* **Stated exercise**:
Leave out the pictures and transcribe the rest of the records exactly.
[start of Supplied data]
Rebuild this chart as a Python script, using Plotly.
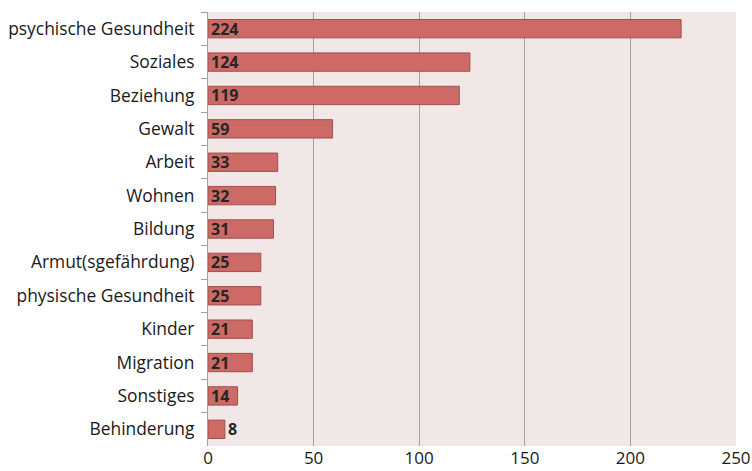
import plotly.graph_objects as go

categories = ["psychische Gesundheit", "Soziales", "Beziehung", "Gewalt", "Arbeit", "Wohnen",
              "Bildung", "Armut(sgefährdung)", "physische Gesundheit", "Kinder", "Migration",
              "Sonstiges", "Behinderung"]
values = [224, 124, 119, 59, 33, 32, 31, 25, 25, 21, 21, 14, 8]
x_ticks = [0, 50, 100, 150, 200, 250]

positions = ["inside" if v >= 10 else "outside" for v in values]

fig = go.Figure(go.Bar(
    y=categories, x=values, orientation="h",
    marker=dict(color="#cd6a66", line=dict(color="#a0504d", width=1)),
    width=0.55,
    text=[str(v) for v in values],
    textposition=positions, insidetextanchor="start", constraintext="none",
    textangle=0,
    textfont=dict(family="Open Sans", size=16, color="#262626", weight="bold"),
    cliponaxis=False,
))

fig.update_layout(
    width=752, height=471,
    margin=dict(l=208, r=16, t=12, b=25),
    paper_bgcolor="white", plot_bgcolor="#f2e7e7",
    font=dict(family="Open Sans", size=15, color="#1a1a1a"),
    showlegend=False,
    xaxis=dict(range=[0, 250], tickvals=x_ticks, showgrid=True, gridcolor="#a3a3a3",
               gridwidth=1, zeroline=False, showline=False, ticks="", tickfont=dict(size=17),
               automargin=False),
    yaxis=dict(autorange="reversed", showline=True, linecolor="#a3a3a3", linewidth=1,
               ticks="outside", tickson="boundaries", ticklen=6, tickcolor="#a3a3a3",
               showgrid=False, ticksuffix="  ", tickfont=dict(size=17.4), automargin=False),
)

fig.write_html("out.html", config={"displayModeBar": False},
               post_script="document.body.style.margin='0';")
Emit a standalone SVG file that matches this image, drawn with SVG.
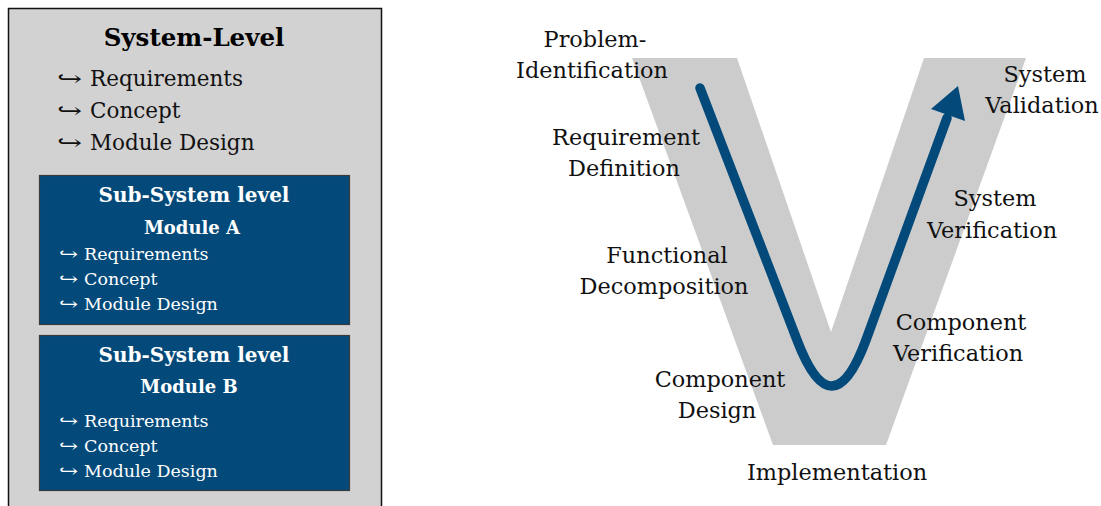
[end of Supplied data]
* **Result below**:
Rebuild this chart as a Python script, using Plotly.
import plotly.graph_objects as go

categories = ["psychische Gesundheit", "Soziales", "Beziehung", "Gewalt", "Arbeit", "Wohnen",
              "Bildung", "Armut(sgefährdung)", "physische Gesundheit", "Kinder", "Migration",
              "Sonstiges", "Behinderung"]
values = [224, 124, 119, 59, 33, 32, 31, 25, 25, 21, 21, 14, 8]
x_ticks = [0, 50, 100, 150, 200, 250]

positions = ["inside" if v >= 10 else "outside" for v in values]

fig = go.Figure(go.Bar(
    y=categories, x=values, orientation="h",
    marker=dict(color="#cd6a66", line=dict(color="#a0504d", width=1)),
    width=0.55,
    text=[str(v) for v in values],
    textposition=positions, insidetextanchor="start", constraintext="none",
    textangle=0,
    textfont=dict(family="Open Sans", size=16, color="#262626", weight="bold"),
    cliponaxis=False,
))

fig.update_layout(
    width=752, height=471,
    margin=dict(l=208, r=16, t=12, b=25),
    paper_bgcolor="white", plot_bgcolor="#f2e7e7",
    font=dict(family="Open Sans", size=15, color="#1a1a1a"),
    showlegend=False,
    xaxis=dict(range=[0, 250], tickvals=x_ticks, showgrid=True, gridcolor="#a3a3a3",
               gridwidth=1, zeroline=False, showline=False, ticks="", tickfont=dict(size=17),
               automargin=False),
    yaxis=dict(autorange="reversed", showline=True, linecolor="#a3a3a3", linewidth=1,
               ticks="outside", tickson="boundaries", ticklen=6, tickcolor="#a3a3a3",
               showgrid=False, ticksuffix="  ", tickfont=dict(size=17.4), automargin=False),
)

fig.write_html("out.html", config={"displayModeBar": False},
               post_script="document.body.style.margin='0';")
Emit a standalone SVG file that matches this image, drawn with SVG.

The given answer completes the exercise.